Warum Bahrain für den Rest der Saison so wichtig ist
"Wenn dein Auto hier gut funktioniert, ist es fundamental gut. Wir denken, wir haben eine gute Plattform. Wir wissen, dass vor uns noch Arbeit liegt, und wir haben Angst vor einigen Gegnern um uns herum. Wir glauben nicht, dass wir Mercedes abhängen können, und wir können nicht ausschließen, dass Aston Martin plötzlich neben uns auftauchen wird. Red Bull ist eindeutig stark."
"Wir müssen die nächsten drei Rennen weiterentwickeln und dürfen keine Fehler machen", weiß er. "Diese ersten drei Rennen geht es darum, das zu maximieren, was wir haben, denn neue Teile gibt's davor nicht. Wenn wir da ein paar gute Ergebnisse mitnehmen können, dann werden die Weiterentwicklungen danach schon kommen."

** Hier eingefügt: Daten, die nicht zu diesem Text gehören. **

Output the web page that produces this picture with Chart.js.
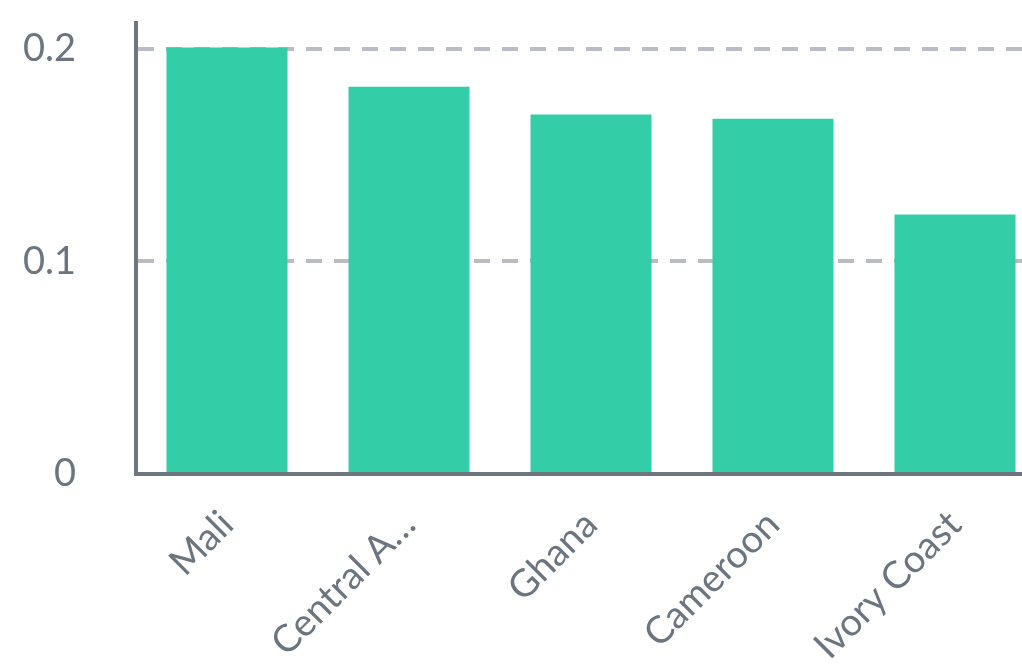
<!DOCTYPE html>
<html>
<head>
<meta charset="utf-8">
<script src="https://cdn.jsdelivr.net/npm/chart.js@4/dist/chart.umd.min.js"></script>
<style>
  html, body { margin: 0; padding: 0; background: #fff; overflow: hidden; }
  #wrap { width: 1046px; height: 666px; }
</style>
</head>
<body>
<div id="wrap"><canvas id="chart" width="1046" height="666"></canvas></div>
<script>
/* =========================
   DATA
========================= */
const countries = ["Mali", "Central African Republic", "Ghana", "Cameroon", "Ivory Coast"];
const values = [0.2005, 0.182, 0.169, 0.167, 0.122];
const yTicks = [0, 0.1, 0.2];

const TEXT = "#6b7580";

function shortLabel(name) {
  return name.length > 12 ? name.slice(0, 9) + "…" : name;
}

/* =========================
   CHART
========================= */
new Chart(document.getElementById("chart"), {
  type: "bar",
  data: {
    labels: countries,
    datasets: [{
      data: values,
      backgroundColor: "#33cea8",
      barPercentage: 1,
      categoryPercentage: 0.665
    }]
  },
  options: {
    responsive: false,
    animation: false,
    layout: { padding: 0 },
    plugins: {
      legend: { display: false },
      tooltip: { enabled: false }
    },
    scales: {
      x: {
        grid: { display: false, drawTicks: false },
        border: { color: "#6e7781", width: 4 },
        ticks: {
          color: TEXT,
          font: { family: "Lato", size: 38 },
          minRotation: 45,
          maxRotation: 45,
          padding: 28,
          autoSkip: false,
          callback: function (v, i) { return shortLabel(countries[i]); }
        },
        afterFit: scale => { scale.height = 192; }
      },
      y: {
        min: 0,
        max: 0.212,
        grid: {
          color: "#b9bcc2",
          lineWidth: 4,
          drawTicks: false
        },
        border: { color: "#6e7781", width: 4, dash: [16, 12] },
        ticks: {
          color: TEXT,
          font: { family: "Lato", size: 38 },
          padding: 60,
          stepSize: 0.1,
          includeBounds: false,
          callback: v => yTicks.includes(Math.round(v * 10) / 10) ? String(Math.round(v * 10) / 10) : ""
        },
        afterFit: scale => {
          scale.width = 136;
          scale.paddingTop = 23;
          scale.paddingBottom = 0;
        }
      }
    }
  }
});
</script>
</body>
</html>
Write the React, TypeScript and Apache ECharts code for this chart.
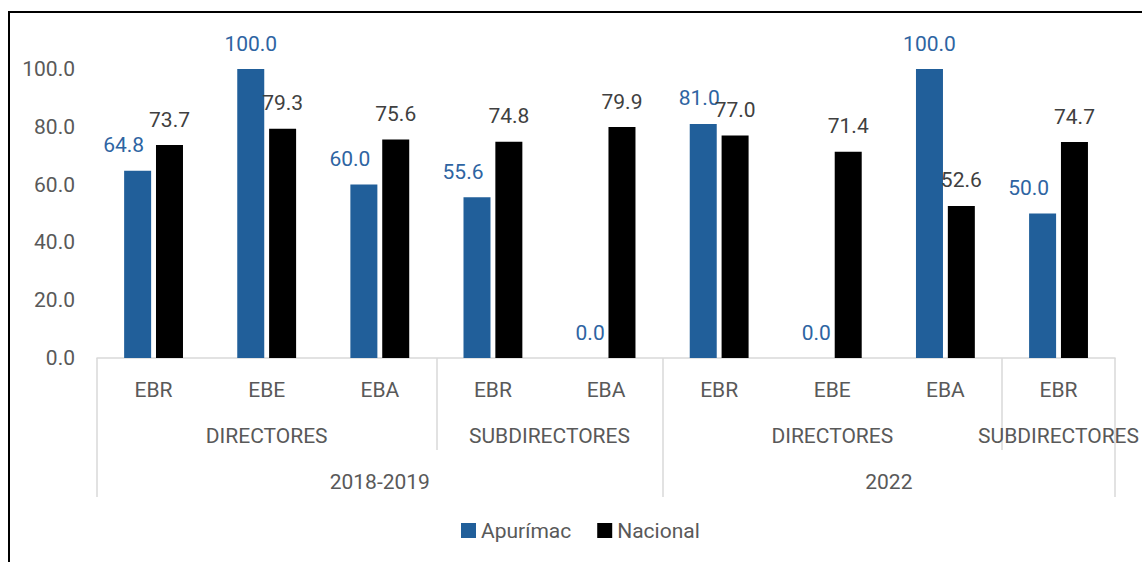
import React, { useEffect, useRef } from "react";
import * as echarts from "echarts";

const categories = ["EBR", "EBE", "EBA", "EBR", "EBA", "EBR", "EBE", "EBA", "EBR"];
const roleNames = ["DIRECTORES", "SUBDIRECTORES", "DIRECTORES", "SUBDIRECTORES"];
const roleSpans = [3, 2, 3, 1];
const periodNames = ["2018-2019", "2022"];
const periodSpans = [5, 4];
const apurimac = [64.8, 100.0, 60.0, 55.6, 0.0, 81.0, 0.0, 100.0, 50.0];
const nacional = [73.7, 79.3, 75.6, 74.8, 79.9, 77.0, 71.4, 52.6, 74.7];
const yTicks = [0, 20, 40, 60, 80, 100];

function spansInfo(spans: number[]) {
  const bounds = [0];
  const centers: number[] = [];
  spans.forEach((s) => {
    const start = bounds[bounds.length - 1];
    centers.push(start + s / 2);
    bounds.push(start + s);
  });
  return { bounds, centers };
}

const FONT = "Roboto";
const GRAY = "#595959";
const LINE = "#D9D9D9";

export default function App() {
  const ref = useRef<HTMLDivElement>(null);
  useEffect(() => {
    if (!ref.current) return;
    const chart = echarts.init(ref.current, null, { renderer: "svg" });
    const role = spansInfo(roleSpans);
    const period = spansInfo(periodSpans);
    const innerBounds = role.bounds.filter((b) => !period.bounds.includes(b));
    const nameAt = (centers: number[], names: string[]) => (v: number) => {
      const i = centers.findIndex((c) => Math.abs(c - v) < 1e-6);
      return i >= 0 ? names[i] : "";
    };
    const total = categories.length;

    chart.setOption({
      animation: false,
      backgroundColor: "#ffffff",
      textStyle: { fontFamily: FONT },
      grid: { left: 97, right: 26, top: 69, bottom: 204 },
      legend: {
        left: 461,
        top: 520,
        padding: 0,
        icon: "rect",
        itemWidth: 15,
        itemHeight: 15,
        itemGap: 26,
        textStyle: { fontSize: 21, color: GRAY, fontFamily: FONT },
        data: ["Apurímac", "Nacional"],
      },
      graphic: [
        {
          type: "rect",
          silent: true,
          shape: { x: 9, y: 12, width: 1300, height: 800 },
          style: { fill: "none", stroke: "#000000", lineWidth: 2 },
        },
      ],
      xAxis: [
        {
          type: "category",
          data: categories,
          position: "bottom",
          axisLine: { lineStyle: { color: LINE, width: 1.5 } },
          axisTick: { show: false },
          axisLabel: { fontSize: 21, color: GRAY, margin: 21, fontFamily: FONT },
        },
        {
          type: "value",
          min: 0,
          max: total,
          position: "bottom",
          offset: 0,
          axisLine: { show: false },
          splitLine: { show: false },
          axisTick: {
            show: true,
            customValues: innerBounds,
            length: 92,
            lineStyle: { color: LINE, width: 1.5 },
          },
          axisLabel: {
            customValues: role.centers,
            formatter: nameAt(role.centers, roleNames),
            fontSize: 21,
            color: GRAY,
            margin: 67,
            fontFamily: FONT,
          },
        },
        {
          type: "value",
          min: 0,
          max: total,
          position: "bottom",
          offset: 0,
          axisLine: { show: false },
          splitLine: { show: false },
          axisTick: {
            show: true,
            customValues: period.bounds,
            length: 139,
            lineStyle: { color: LINE, width: 1.5 },
          },
          axisLabel: {
            customValues: period.centers,
            formatter: nameAt(period.centers, periodNames),
            fontSize: 21,
            color: GRAY,
            margin: 113,
            fontFamily: FONT,
          },
        },
      ],
      yAxis: {
        type: "value",
        min: yTicks[0],
        max: yTicks[yTicks.length - 1],
        interval: yTicks[1] - yTicks[0],
        axisLine: { show: false },
        axisTick: { show: false },
        splitLine: { show: false },
        axisLabel: {
          fontSize: 21,
          color: GRAY,
          margin: 22,
          fontFamily: FONT,
          formatter: (v: number) => v.toFixed(1),
        },
      },
      series: [
        {
          name: "Apurímac",
          type: "bar",
          xAxisIndex: 0,
          barWidth: 27,
          barGap: "18%",
          itemStyle: { color: "#215F9A" },
          data: apurimac.map((v, i) => {
            const d = nacional[i] - v;
            const shift = d > 0 && d < 30 ? -14 : d <= 0 && d > -10 ? -4 : 0;
            return {
              value: v,
              label: { offset: [shift, 0] },
            };
          }),
          label: {
            show: true,
            position: "top",
            distance: 15,
            fontSize: 21,
            lineHeight: 21,
            color: "#2E64A2",
            fontFamily: FONT,
            formatter: (p: any) => Number(p.value).toFixed(1),
          },
        },
        {
          name: "Nacional",
          type: "bar",
          xAxisIndex: 0,
          barWidth: 27,
          itemStyle: { color: "#000000" },
          data: nacional,
          label: {
            show: true,
            position: "top",
            distance: 15,
            fontSize: 21,
            lineHeight: 21,
            color: "#404040",
            fontFamily: FONT,
            formatter: (p: any) => Number(p.value).toFixed(1),
          },
        },
      ],
    });
    return () => chart.dispose();
  }, []);

  return (
    <div
      ref={ref}
      style={{ position: "absolute", left: 0, top: 0, width: 1142, height: 562 }}
    />
  );
}
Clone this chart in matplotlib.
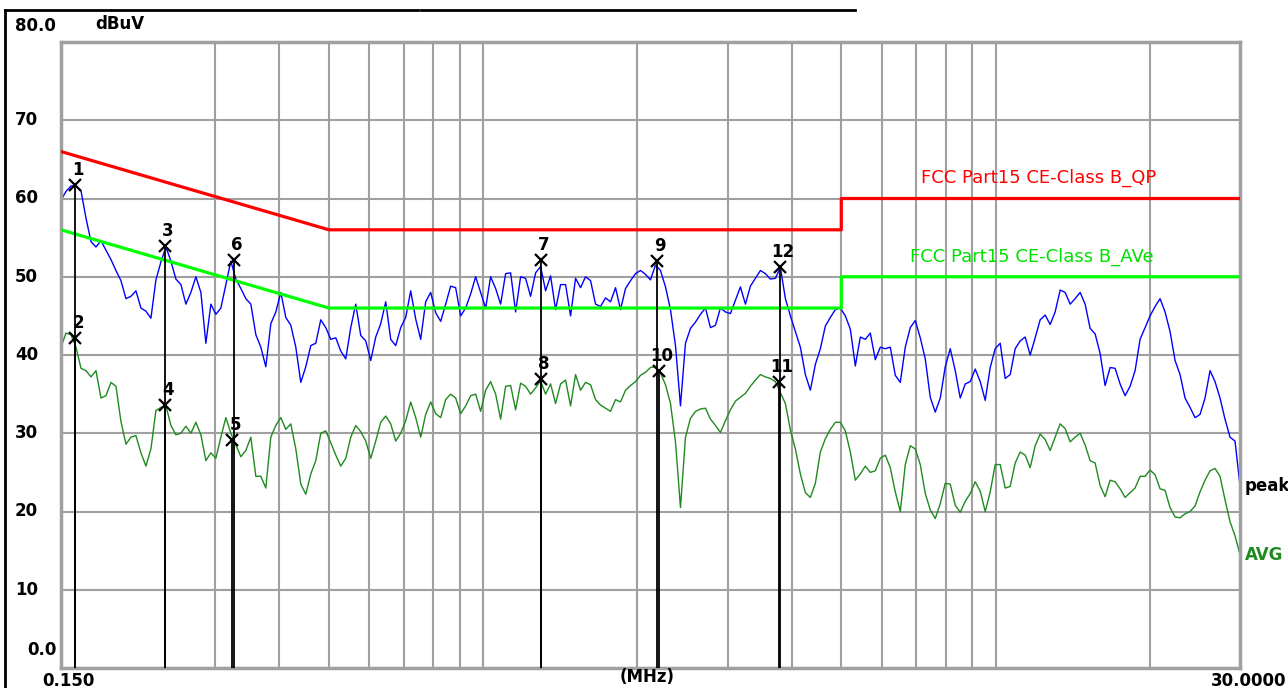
import numpy as np
import matplotlib.pyplot as plt
from matplotlib.lines import Line2D

peak_levels = [
    59.8, 60.9, 61.6, 61.6, 61.0, 57.5, 54.5, 53.8, 54.6, 53.4, 52.2, 50.8, 49.5, 47.2,
    47.5, 48.2, 46.0, 45.6, 44.7, 49.6, 51.9, 53.8, 52.0, 49.7, 49.0, 46.5, 48.0, 50.0,
    48.0, 41.5, 46.5, 45.2, 46.0, 49.0, 52.0, 49.7, 48.5, 47.2, 46.5, 42.6, 41.0, 38.5,
    44.0, 45.5, 48.0, 44.8, 43.8, 41.0, 36.5, 38.5, 41.2, 41.5, 44.5, 43.5, 42.0, 42.2,
    40.5, 39.5, 43.5, 46.5, 42.5, 41.8, 39.3, 42.3, 44.0, 46.8, 42.0, 41.2, 43.5, 44.8,
    48.2, 44.6, 42.0, 46.8, 48.0, 45.4, 44.3, 46.5, 48.8, 48.6, 45.0, 46.0, 47.8, 50.0,
    48.0, 46.0, 50.0, 48.5, 46.5, 50.4, 50.5, 45.5, 50.0, 49.8, 47.5, 50.5, 51.3, 48.2,
    50.1, 45.8, 49.0, 49.0, 45.0, 49.8, 48.6, 50.0, 49.5, 46.5, 46.2, 47.3,
    46.8, 48.6, 45.8, 48.5, 49.5, 50.4, 50.8, 50.3, 49.6, 51.5, 50.8, 48.7, 45.8, 41.2,
    33.5, 41.5, 43.4, 44.2, 45.2, 46.0, 43.5, 43.8, 46.0, 45.5, 45.3, 47.0, 48.7, 46.5,
    48.8, 49.8, 50.8, 50.4, 49.7, 49.8, 51.2, 47.2, 45.0, 43.0, 41.0, 37.5, 35.5, 38.8,
    40.8, 43.7, 44.8, 45.8, 46.0,
    45.0, 43.3, 38.6, 42.3, 42.0, 42.8, 39.4, 41.0, 40.8, 41.0, 37.4, 36.5, 41.0, 43.5,
    44.4, 42.2, 39.5, 34.6, 32.7, 34.5, 38.5, 40.8, 38.0, 34.5, 36.3, 36.6, 38.2, 36.6,
    34.2, 38.4, 40.8, 41.5, 37.0, 37.5, 40.8, 41.8, 42.3, 40.0, 42.2, 44.5, 45.1, 43.9,
    45.5, 48.3, 48.0, 46.5, 47.2, 48.0, 46.5,
    43.4, 42.7, 40.2, 36.1, 38.4, 38.3, 36.3, 34.8, 36.0, 38.0, 42.0, 43.5, 45.0, 46.2,
    47.2, 45.5, 43.0, 39.3, 37.5, 34.5, 33.3, 32.0, 32.4, 34.5, 38.0, 36.6, 34.5, 31.8,
    29.5, 29.0, 23.3,
]

# average trace (dBuV)
avg_levels = [
    41.0, 42.8, 42.6, 41.0, 38.3, 38.0, 37.2, 38.0, 34.5, 34.8, 36.5, 36.0, 31.5, 28.6,
    29.5, 29.7, 27.5, 25.8, 28.0, 32.9, 33.3, 33.5, 31.0, 29.8, 30.0, 30.9, 30.0, 31.4,
    29.8, 26.5, 27.5, 26.8, 29.5, 32.0, 30.0, 28.5, 27.0, 27.8, 29.5, 24.5, 24.5, 23.0,
    29.5, 31.0, 32.0, 30.5, 31.2, 28.0, 23.5, 22.2, 24.8, 26.5, 30.0, 30.3, 28.8, 27.2,
    25.8, 26.8, 29.5, 31.0, 30.2, 29.0, 26.8, 29.0, 31.4, 32.2, 31.2, 29.0, 30.0, 31.6,
    34.0, 32.0, 29.5, 32.4, 34.0, 32.5, 32.0, 34.3, 35.0, 34.5, 32.5, 33.5, 34.8, 35.0,
    32.8, 35.5, 36.6, 35.0, 31.8, 36.0, 36.1, 33.0, 36.4, 36.0, 35.0, 35.8, 36.7, 35.0,
    36.3, 33.8, 36.3, 36.8, 33.5, 37.5, 35.5, 36.5, 36.2, 34.3, 33.6, 33.2,
    32.8, 34.3, 34.0, 35.5, 36.1, 36.6, 37.4, 37.8, 38.4, 38.5, 37.7, 36.2, 33.8, 28.9,
    20.5, 29.5, 31.9, 32.8, 33.1, 33.2, 31.8, 31.0, 30.1, 31.6, 33.0, 34.1, 34.6, 35.1,
    36.0, 36.8, 37.5, 37.2, 37.0, 36.6, 35.2, 33.8, 30.4, 28.0, 24.8, 22.4, 21.8, 23.6,
    27.6, 29.3, 30.5, 31.4, 31.4,
    30.3, 27.6, 24.0, 24.8, 25.8, 25.0, 25.2, 26.8, 27.2, 25.6, 22.5, 20.0, 26.0, 28.4,
    28.0, 26.0, 22.3, 20.2, 19.1, 21.0, 23.6, 23.5, 20.8, 19.9, 21.3, 22.3, 23.8, 22.6,
    20.0, 22.5, 26.0, 26.0, 23.0, 23.2, 26.2, 27.6, 27.2, 25.6, 28.4, 29.9, 29.2, 27.8,
    29.5, 31.2, 30.6, 28.9, 29.5, 30.0, 28.5,
    26.5, 26.2, 23.3, 21.9, 24.0, 23.8, 22.9, 21.8, 22.4, 23.0, 24.5, 24.5, 25.3, 24.7,
    22.9, 22.7, 20.5, 19.3, 19.2, 19.7, 20.0, 20.7, 22.5, 24.0, 25.2, 25.5, 24.5, 21.5,
    18.7, 16.9, 14.5,
]

# sweep points of the receiver, log spaced from 150 kHz to 30 MHz
sweep_freq = np.geomspace(0.15, 30.0, len(peak_levels))

# FCC Part 15 class B limits
qp_freq = [0.15, 0.5, 5.0, 5.0, 30.0]
qp_level = [66.0, 56.0, 56.0, 60.0, 60.0]
av_freq = [0.15, 0.5, 5.0, 5.0, 30.0]
av_level = [56.0, 46.0, 46.0, 50.0, 50.0]

# markers
marker_no = ['1', '2', '3', '4', '5', '6', '7', '8', '9', '10', '11', '12']
marker_freq = [0.160, 0.160, 0.239, 0.239, 0.324, 0.326, 1.297, 1.297, 2.184, 2.204, 3.779, 3.795]
marker_level = [61.7, 42.2, 53.9, 33.6, 29.2, 52.1, 52.2, 36.9, 52.0, 38.0, 36.5, 51.3]

y_ticks = [0, 10, 20, 30, 40, 50, 60, 70, 80]
y_tick_labels = ['0.0', '10', '20', '30', '40', '50', '60', '70', '80.0']
x_grid = [0.3, 0.4, 0.5, 0.6, 0.7, 0.8, 0.9, 1, 2, 3, 4, 5, 6, 7, 8, 9, 10, 20]

W, H = 1288, 688
fig = plt.figure(figsize=(W / 100, H / 100), dpi=100)
ax = fig.add_axes([61 / W, 1 - 668 / H, 1179 / W, 626 / H])

grid_col = '#a0a0a0'
ax.set_xscale('log')
ax.set_xlim(0.15, 30)
ax.set_ylim(0, 80)
ax.set_xticks(x_grid)
ax.set_xticks([], minor=True)
ax.set_yticks(y_ticks)
ax.tick_params(length=0, labelbottom=False, labelleft=False, which='both')
ax.grid(True, color=grid_col, lw=1.5)
for s in ax.spines.values():
    s.set_color(grid_col)
    s.set_linewidth(2.5)

ax.plot(sweep_freq, peak_levels, color='#0000ff', lw=1.0, zorder=2)
ax.plot(sweep_freq, avg_levels, color='#1f8a1f', lw=1.0, zorder=2)
ax.plot(qp_freq, qp_level, color='#ff0000', lw=2.3, zorder=3)
ax.plot(av_freq, av_level, color='#00ff00', lw=2.3, zorder=3)

bold = dict(family='DejaVu Sans', fontweight='bold', fontsize=12)

for no, f, lv in zip(marker_no, marker_freq, marker_level):
    ax.vlines(f, 0, lv, color='black', lw=1.3, zorder=4)
    ax.plot(f, lv, marker='x', color='black', ms=8, mew=1.6, zorder=5)
    ax.annotate(no, (f, lv), xytext=(3, 15), textcoords='offset pixels',
                ha='center', va='center', zorder=6, **bold)

ax.text(7.15, 62.6, 'FCC Part15 CE-Class B_QP', color='#ff0000',
        family='DejaVu Sans', fontsize=13, va='center')
ax.text(6.81, 52.5, 'FCC Part15 CE-Class B_AVe', color='#00e000',
        family='DejaVu Sans', fontsize=13, va='center')

# trace names at the right end
ax.annotate('peak', (30, peak_levels[-1]), xytext=(5, 0), textcoords='offset pixels',
            ha='left', va='center', color='black', annotation_clip=False, **bold)
ax.annotate('AVG', (30, avg_levels[-1]), xytext=(5, 0), textcoords='offset pixels',
            ha='left', va='center', color='#1f8a1f', annotation_clip=False, **bold)

# y labels on the left
for v, lab in zip(y_ticks, y_tick_labels):
    dy = 0
    x0 = 15
    if v == 80:
        dy = 16
    if v == 0:
        dy = 18
        x0 = 27
    ax.annotate(lab, (x0 / W, v), xycoords=('figure fraction', 'data'),
                xytext=(0, dy), textcoords='offset pixels',
                ha='left', va='center', annotation_clip=False, **bold)
fig.text(95 / W, 1 - 24 / H, 'dBuV', ha='left', va='center', **bold)

# x labels
ax.annotate('0.150', (0.15, 0), xytext=(7, -13), textcoords='offset pixels',
            ha='center', va='center', annotation_clip=False, **bold)
ax.annotate('30.0000', (30, 0), xytext=(46, -13), textcoords='offset pixels',
            ha='right', va='center', annotation_clip=False, **bold)
ax.text(0.497, 0, '(MHz)', transform=ax.transAxes, ha='center', va='top', **bold)

# window border from the screenshot
fig.add_artist(Line2D([5 / W, 5 / W], [0, 1 - 10 / H], color='black', lw=2))
fig.add_artist(Line2D([5 / W, 418 / W], [1 - 10 / H, 1 - 10 / H], color='black', lw=2))
fig.add_artist(Line2D([421 / W, 855 / W], [1 - 10 / H, 1 - 10 / H], color='black', lw=2))

fig.savefig('out.png', dpi=100)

Clear hat auch schon Stärken des SF-23 identifiziert, die es zu bewahren gilt: "Die schnellen Kurven sehen sehr schnell aus. Das ist ein gutes Omen für Saudi-Arabien. Dort werden ganz andere Voraussetzungen herrschen als hier. Wir haben dafür ein etwas anderes Paket und ein etwas anderes Set-up", kündigt er an.